I suggest using a SQL query like the following to measure fragmentation before making any decisions (excuse the non-ANSI syntax):
SELECT OBJECT_NAME (ips.[object_id]) AS 'Object Name',
si.name AS 'Index Name',
ROUND (ips.avg_fragmentation_in_percent, 2) AS 'Fragmentation',
ips.page_count AS 'Pages',
ROUND (ips.avg_page_space_used_in_percent, 2) AS 'Page Density'
FROM sys.dm_db_index_physical_stats
(DB_ID ('MyDatabase'), NULL, NULL, NULL, 'DETAILED') ips
CROSS APPLY sys.indexes si
WHERE si.object_id = ips.object_id
AND si.index_id = ips.index_id
AND ips.index_level = 0;
If you are using NewId(), you could switch to NewSequentialId(). That should help the insert perf.
Yes, there's no point in having a clustered index on a random value.

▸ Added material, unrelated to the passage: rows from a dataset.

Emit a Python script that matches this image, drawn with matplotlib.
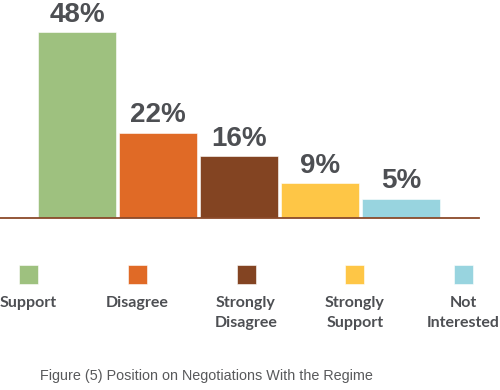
import matplotlib.pyplot as plt

categories = ['Support', 'Disagree', 'Strongly\nDisagree', 'Strongly\nSupport', 'Not\nInterested']
values = [48, 22, 16, 9, 5]
colors = ['#9EC17F', '#E06A26', '#834422', '#FEC646', '#98D4DF']
caption = 'Figure (5) Position on Negotiations With the Regime'

W, H = 500, 390
fig = plt.figure(figsize=(W / 100, H / 100), dpi=100)

# --- bars: axes spans x 0..479 px, y 0..218 px from top ---
ax = fig.add_axes([0, (H - 218) / H, 479 / W, 218 / H])
x = list(range(len(values)))
ax.bar(x, values, width=0.96, color=colors, edgecolor='white', linewidth=0.4)
ax.set_xlim(-77 / 81, (479 - 77) / 81)
ax.set_ylim(0, 48 * 218 / 186)
for xi, v in zip(x, values):
    ax.annotate(f'{v}%', (xi, v), xytext=(0, 7.5), textcoords='offset points',
                ha='center', va='baseline', fontsize=20, fontweight='bold',
                family='Liberation Sans', color='#4D4F53', annotation_clip=False)
ax.axhline(0, color='#8B4A2A', lw=1.3, clip_on=False)
ax.axis('off')

# --- legend row ---
lg = fig.add_axes([0, (H - 335) / H, 1, 80 / H])
lg.set_xlim(-28.5 / 108.75, (500 - 28.5) / 108.75)
lg.set_ylim(80, 0)
lg.bar(x, [19] * len(x), bottom=10, width=19 / 108.75, color=colors,
       edgecolor='white', linewidth=0.4)
for xi, lab in zip(x, categories):
    lg.text(xi, 41, lab, ha='center', va='top', fontsize=11.5,
            fontweight='bold', family='Lato', color='#4D4F53',
            linespacing=1.55)
lg.axis('off')

fig.text(40 / W, 1 - 376 / H, caption, ha='left', va='center',
         fontsize=10.4, family='Liberation Sans', color='#58595B')

fig.savefig('out.png', dpi=100)
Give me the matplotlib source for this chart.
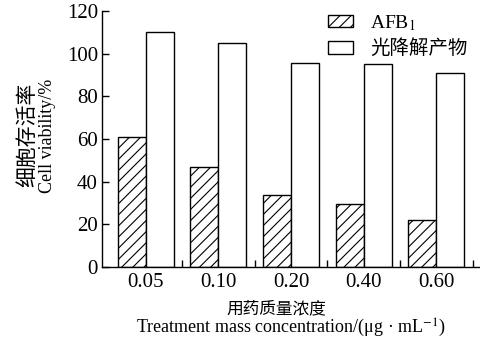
import matplotlib
matplotlib.use("Agg")
import matplotlib.pyplot as plt
import numpy as np

plt.rcParams['font.family'] = ['Liberation Serif', 'Noto Sans CJK SC']
plt.rcParams['mathtext.fontset'] = 'stix'
plt.rcParams['hatch.linewidth'] = 0.8

categories = ['0.05', '0.10', '0.20', '0.40', '0.60']
afb1 = [60.8, 47.0, 33.6, 29.5, 22.2]
photo = [110.3, 104.9, 95.7, 95.2, 91.1]
yticks = [0, 20, 40, 60, 80, 100, 120]

W, H = 481, 338
fig = plt.figure(figsize=(W / 100, H / 100), dpi=100)
ax = fig.add_axes([102 / W, 1 - 267 / H, (480 - 102) / W, (267 - 11) / H])

x = np.arange(len(categories))
w = 0.385
ax.bar(x - w / 2, afb1, width=w, facecolor='white', edgecolor='black',
       linewidth=1.0, hatch='///', label='AFB$_1$')
ax.bar(x + w / 2, photo, width=w, facecolor='white', edgecolor='black',
       linewidth=1.0, label='光降解产物')

ax.set_xlim(-0.6, 4.6)
ax.set_ylim(0, 120)
ax.set_yticks(yticks)
ax.set_yticklabels([str(v) for v in yticks], fontsize=15)
ax.set_xticks(x)
ax.set_xticklabels(categories, fontsize=15)
ax.set_xticks(list(x + 0.5), minor=True)
ax.tick_params(axis='x', which='major', length=0, pad=4)
ax.tick_params(axis='x', which='minor', direction='in', length=5, width=1)
ax.tick_params(axis='y', which='major', direction='in', length=5, width=1, pad=3)
for s in ['top', 'right']:
    ax.spines[s].set_visible(False)
for s in ['left', 'bottom']:
    ax.spines[s].set_linewidth(1.0)

leg = ax.legend(loc='upper left', bbox_to_anchor=(328 / W, 1 - 13 / H),
                bbox_transform=fig.transFigure, frameon=False, fontsize=14,
                borderpad=0, borderaxespad=0, handlelength=1.3, handleheight=0.62,
                handletextpad=0.85, labelspacing=0.35)

fig.text(28 / W, 1 - 135 / H, '细胞存活率', rotation=90, ha='center', va='center', fontsize=15)
fig.text(48 / W, 1 - 136 / H, 'Cell viability/%', rotation=90, ha='center', va='center', fontsize=13)
fig.text(276 / W, 1 - 309 / H, '用药质量浓度', ha='center', va='center', fontsize=12)
fig.text(291 / W, 1 - 333 / H, 'Treatment mass concentration/(μg · mL$^{-1}$)',
         ha='center', va='baseline', fontsize=13)

fig.savefig('out.png', dpi=100)
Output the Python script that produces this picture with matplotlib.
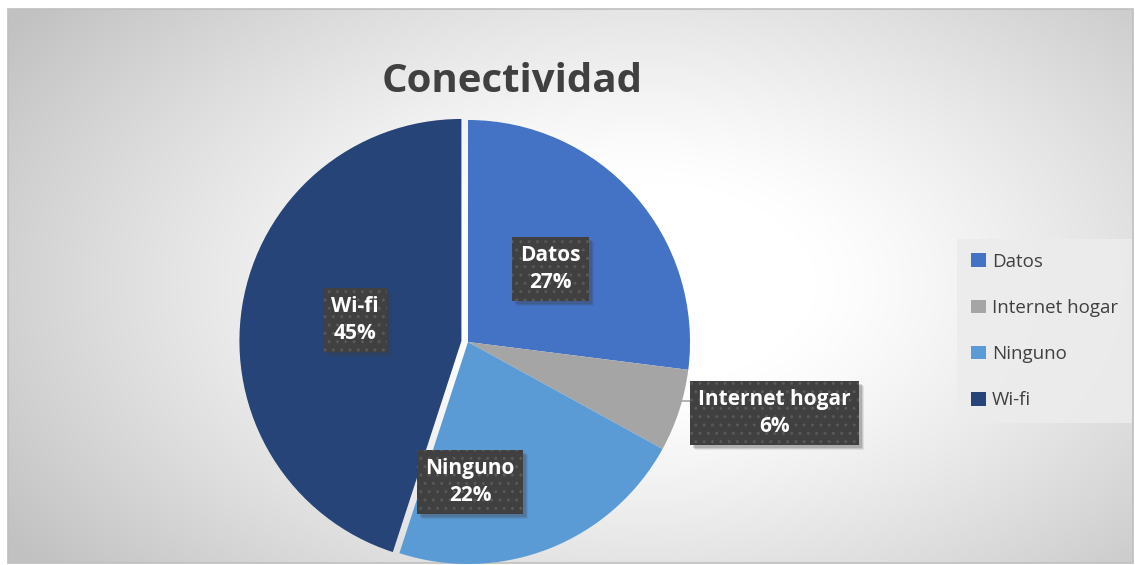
import numpy as np
import matplotlib.pyplot as plt
from matplotlib.patches import Rectangle

categories = ['Datos', 'Internet hogar', 'Ninguno', 'Wi-fi']
values = [27, 6, 22, 45]
colors = ['#4472c4', '#a5a5a5', '#5b9bd5', '#264478']
explode = [0, 0, 0, 0.03]
# label anchor positions (in pie radius units)
label_pos = [(0.37, 0.33), (1.38, -0.32), (0.01, -0.63), (-0.51, 0.10)]

W, H = 1135, 565
cx, cy, R = 468, 342, 222

fig = plt.figure(figsize=(W / 100, H / 100), dpi=100)
fig.patch.set_facecolor('white')
ax = fig.add_axes([0, 0, 1, 1])

# radial gradient background
yy, xx = np.mgrid[0:H, 0:W]
d = np.sqrt(((xx - 640) / 700.0) ** 2 + ((yy - 280) / 420.0) ** 2)
v = 1.0 - 0.24 * np.clip((d - 0.25) / 0.85, 0, 1) ** 1.2
bg = np.dstack([v, v, v])
x0, x1 = -cx / R, (W - cx) / R
y0, y1 = -(H - cy) / R, cy / R
fx = lambda px: (px - cx) / R
fy = lambda py: (cy - py) / R
ax.imshow(bg, extent=[fx(8), fx(1133), fy(563), fy(9)], aspect='auto', zorder=0)
ax.add_patch(Rectangle((fx(8), fy(563)), fx(1133) - fx(8), fy(9) - fy(563),
                       fill=False, edgecolor='#bfbfbf', lw=1.2, zorder=1))

wedges, _ = ax.pie(values, colors=colors, startangle=90, counterclock=False,
                   explode=explode, radius=1.0, wedgeprops=dict(linewidth=0),
                   frame=False)
for w in wedges:
    w.set_zorder(2)

ax.set_xlim(x0, x1)
ax.set_ylim(y0, y1)
ax.set_aspect('auto')
ax.axis('off')

# leader line for Internet hogar
ax.plot([fx(676), fx(690)], [fy(401), fy(401)], color='#a5a5a5', lw=1.2, zorder=3)

labels = []
for cat, val, (lx, ly) in zip(categories, values, label_pos):
    t = ax.text(lx, ly, f'{cat}\n{val}%', ha='center', va='center',
                fontsize=15, fontweight='bold', color='white', family='Open Sans',
                linespacing=1.35, zorder=4,
                bbox=dict(boxstyle='square,pad=0.4', facecolor='#404040',
                          edgecolor='#585858', hatch='..', linewidth=0))
    labels.append(t)

fig.text(512 / W, 1 - 81 / H, 'Conectividad', ha='center', va='center',
         fontsize=29, fontweight='bold', color='#404040', family='Open Sans')

leg = ax.legend(wedges, categories, loc='center left',
                bbox_to_anchor=(948 / W, 1 - 331 / H), bbox_transform=fig.transFigure,
                frameon=True, fancybox=False, handlelength=0.75, handleheight=0.75,
                handletextpad=0.35, labelspacing=1.5, borderpad=0.75,
                prop=dict(family='Open Sans', size=13.5), labelcolor='#404040')
leg.get_frame().set_facecolor('#ececec')
leg.get_frame().set_edgecolor('none')
leg.get_frame().set_alpha(0.9)

# soft shadows under the label boxes
fig.canvas.draw()
inv = ax.transData.inverted()
for t in labels:
    bb = t.get_bbox_patch().get_window_extent()
    for k, a in [(5, 0.10), (4, 0.14), (3, 0.2)]:
        (ax0, ay0), (ax1, ay1) = inv.transform([(bb.x0 + k, bb.y0 - k),
                                                (bb.x1 + k, bb.y1 - k)])
        ax.add_patch(Rectangle((ax0, ay0), ax1 - ax0, ay1 - ay0,
                               facecolor='#404040', edgecolor='none',
                               alpha=a, zorder=3.5))

fig.savefig('out.png', dpi=100)
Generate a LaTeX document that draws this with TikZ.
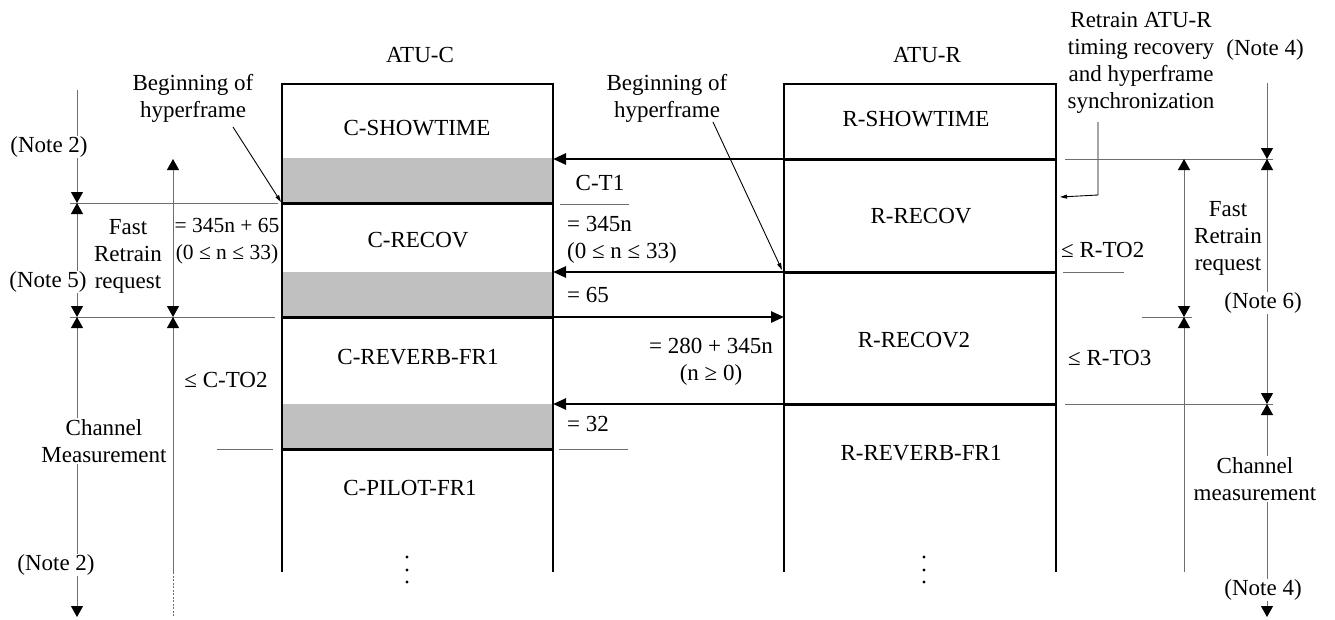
\documentclass[tikz,border=0pt]{standalone}
\usepackage{fontspec}
\setmainfont{Liberation Serif}
\usetikzlibrary{arrows.meta}
\definecolor{band}{RGB}{192,192,192}
\definecolor{thing}{RGB}{110,110,110}
\tikzset{
  dt/.tip={Triangle[length=11pt,width=12pt,color=black]},
  mt/.tip={Triangle[length=13pt,width=11pt]},
  st/.tip={Triangle[length=7pt,width=4pt]},
  boxln/.style={line width=2pt},
  divln/.style={line width=3pt},
  msg/.style={line width=2.6pt,-mt},
  thinln/.style={line width=1pt,thing},
  dimln/.style={line width=1pt,thing},
  ptr/.style={line width=0.9pt,-st},
  lbl/.style={inner sep=1pt,fill=white,align=center},
  txt/.style={inner sep=0pt,align=center},
}
\begin{document}
\begin{tikzpicture}[x=1pt,y=-1pt,font=\fontsize{23}{27}\selectfont]
\useasboundingbox (0,0) rectangle (1335,619);
\fill[white] (0,0) rectangle (1335,619);

% ---- column headings
\node[txt] (atuc) at (420,55) {ATU-C};
\node[txt] (atur) at (927,55) {ATU-R};

% ---- ATU-C column
\fill[band] (282,158) rectangle (553,203);
\fill[band] (282,272) rectangle (553,317);
\fill[band] (282,404) rectangle (553,449);
\draw[boxln] (282,572) -- (282,84) -- (553,84) -- (553,572);
\draw[divln] (282,203) -- (553,203);
\draw[divln] (282,317) -- (553,317);
\draw[divln] (282,449) -- (553,449);
\node[txt] (cshow) at (417,128) {C-SHOWTIME};
\node[txt] (crecov) at (418,240) {C-RECOV};
\node[txt] (crev) at (418,357) {C-REVERB-FR1};
\node[txt] (cpilot) at (410,488) {C-PILOT-FR1};
\foreach \yy in {557,570,582} \fill (407,\yy) circle (1.6);

% ---- ATU-R column
\draw[boxln] (784,572) -- (784,84) -- (1056,84) -- (1056,572);
\draw[divln] (784,159) -- (1056,159);
\draw[divln] (784,272) -- (1056,272);
\draw[divln] (784,404) -- (1056,404);
\node[txt] (rshow) at (916,119) {R-SHOWTIME};
\node[txt] (rrecov) at (921,216) {R-RECOV};
\node[txt] (rrecov2) at (914,340) {R-RECOV2};
\node[txt] (rrev) at (921,453) {R-REVERB-FR1};
\foreach \yy in {557,570,582} \fill (924,\yy) circle (1.6);

% ---- messages
\coordinate (r1) at (784,159); \coordinate (c1) at (553,159);
\coordinate (r2) at (784,272); \coordinate (c2) at (553,272);
\coordinate (c3) at (553,317); \coordinate (r3) at (784,317);
\coordinate (r4) at (784,404); \coordinate (c4) at (553,404);
\draw[msg] (r1) -- (c1);
\draw[msg] (r2) -- (c2);
\draw[msg] (c3) -- (r3);
\draw[msg] (r4) -- (c4);

\node[txt] (ct1) at (600,183) {C-T1};
\coordinate (ct1a) at (560,204); \coordinate (ct1b) at (629,204);
\draw[thinln] (ct1a) -- (ct1b);
\node[txt,anchor=west,align=left] (l345) at (567,240) {= 345n\\(0 ≤ n ≤ 33)};
\node[txt,anchor=west] (l65) at (567,295) {= 65};
\node[txt] (l280) at (711,362) {= 280 + 345n\\(n ≥ 0)};
\node[txt,anchor=west] (l32) at (567,424) {= 32};
\coordinate (l32a) at (559,449); \coordinate (l32b) at (628,449);
\draw[thinln] (l32a) -- (l32b);

% ---- "Beginning of hyperframe" pointers
\node[txt] (bhm) at (667,98) {Beginning of\\hyperframe};
\coordinate (bhm1) at (713,122); \coordinate (bhm2) at (782,270);
\draw[ptr] (bhm1) -- (bhm2);
\node[txt] (bhl) at (193,98) {Beginning of\\hyperframe};
\coordinate (bhl1) at (233,127); \coordinate (bhl2) at (281,202);
\draw[ptr] (bhl1) -- (bhl2);

% ---- left dimension lines
\coordinate (la0) at (77,90);  \coordinate (la1) at (77,203);
\coordinate (la2) at (77,317); \coordinate (la3) at (77,617);
\draw[thinln] (70,203) -- (278,203);
\draw[thinln] (70,317) -- (275,317);
\draw[thinln] (217,449) -- (273,449);
\draw[dimln,-dt] (la0) -- (la1);
\draw[dimln,dt-dt] (la1) -- (la2);
\draw[dimln,dt-dt] (la2) -- (la3);
\coordinate (lb1) at (173,159); \coordinate (lb2) at (173,317);
\coordinate (lb3) at (173,572); \coordinate (lb4) at (173,617);
\draw[dimln,dt-dt] (lb1) -- (lb2);
\draw[dimln,dt-] (lb2) -- (lb3);
\draw[dimln,dashed,dash pattern=on 2pt off 1.5pt] (lb3) -- (lb4);

\node[lbl] (n2a) at (49,147) {(Note 2)};
\node[lbl] (n5) at (48,282) {(Note 5)};
\node[txt] (frl) at (128,256) {Fast\\Retrain\\request};
\node[txt,font=\fontsize{21.5}{27}\selectfont] (d345) at (227,241) {= 345n + 65\\(0 ≤ n ≤ 33)};
\node[txt] (cto2) at (226,380) {≤ C-TO2};
\node[lbl] (chm) at (104,441) {Channel\\Measurement};
\node[lbl] (n2b) at (56,565) {(Note 2)};

% ---- right side
\node[txt] (retr) at (1141,63) {Retrain ATU-R\\timing recovery\\and hyperframe\\synchronization};
\coordinate (hk1) at (1098,122); \coordinate (hk2) at (1098,195); \coordinate (hk3) at (1060,197);
\draw[line width=0.9pt,-st] (hk1) -- (hk2) -- (hk3);

\draw[thinln] (1065,159) -- (1273,159);
\draw[thinln] (1065,404) -- (1273,404);
\draw[thinln] (1142,317) -- (1192,317);
\draw[thinln] (1063,272) -- (1124,272);

\coordinate (ra0) at (1267,83);  \coordinate (ra1) at (1267,159);
\coordinate (ra2) at (1267,404); \coordinate (ra3) at (1267,617);
\draw[dimln,-dt] (ra0) -- (ra1);
\draw[dimln,dt-dt] (ra1) -- (ra2);
\draw[dimln,dt-dt] (ra2) -- (ra3);
\coordinate (rb1) at (1184,159); \coordinate (rb2) at (1184,317); \coordinate (rb3) at (1184,572);
\draw[dimln,dt-dt] (rb1) -- (rb2);
\draw[dimln,dt-] (rb2) -- (rb3);

\node[txt] (n4a) at (1265,50) {(Note 4)};
\node[lbl] (n6) at (1263,303) {(Note 6)};
\node[txt] (frr) at (1228,238) {Fast\\Retrain\\request};
\node[txt,anchor=west] (rto2) at (1061,250) {≤ R-TO2};
\node[txt,anchor=west] (rto3) at (1068,358) {≤ R-TO3};
\node[lbl] (chr) at (1255,479) {Channel\\measurement};
\node[lbl] (n4b) at (1263,590) {(Note 4)};
\end{tikzpicture}
\end{document}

You probably do want clustered indexes SOMEWHERE in your database. For example, if you have a "Author" table and a "Book" table with a foreign key to "Author", and if you have a query in your application that says, "select ... from Book where AuthorId = ..", then you would be reading a set of books. It will be faster if those book are physically next to each other on the disk, so that the disk head doesn't have to bounce around from sector to sector gathering all the books of that author.
So, you need to think about your application, the ways in which it queries the database.
Make the changes.
And then test, because you never know...
As most have mentioned, avoid using a random identifier in a clustered index-you will not gain the benefits of clustering. Actually, you will experience an increased delay. Getting rid of all of them is solid advice. Also keep in mind newsequentialid() can be extremely problematic in a multi-master replication scenario. If database A and B both invoke newsequentialid() prior to replication, you will have a conflict.
Yes you should remove the clustered index on GUID primary keys for the reasons Galwegian states above. We have done this on our applications.
It depends if you're doing a lot of inserts, or if you need very quick lookup by PK.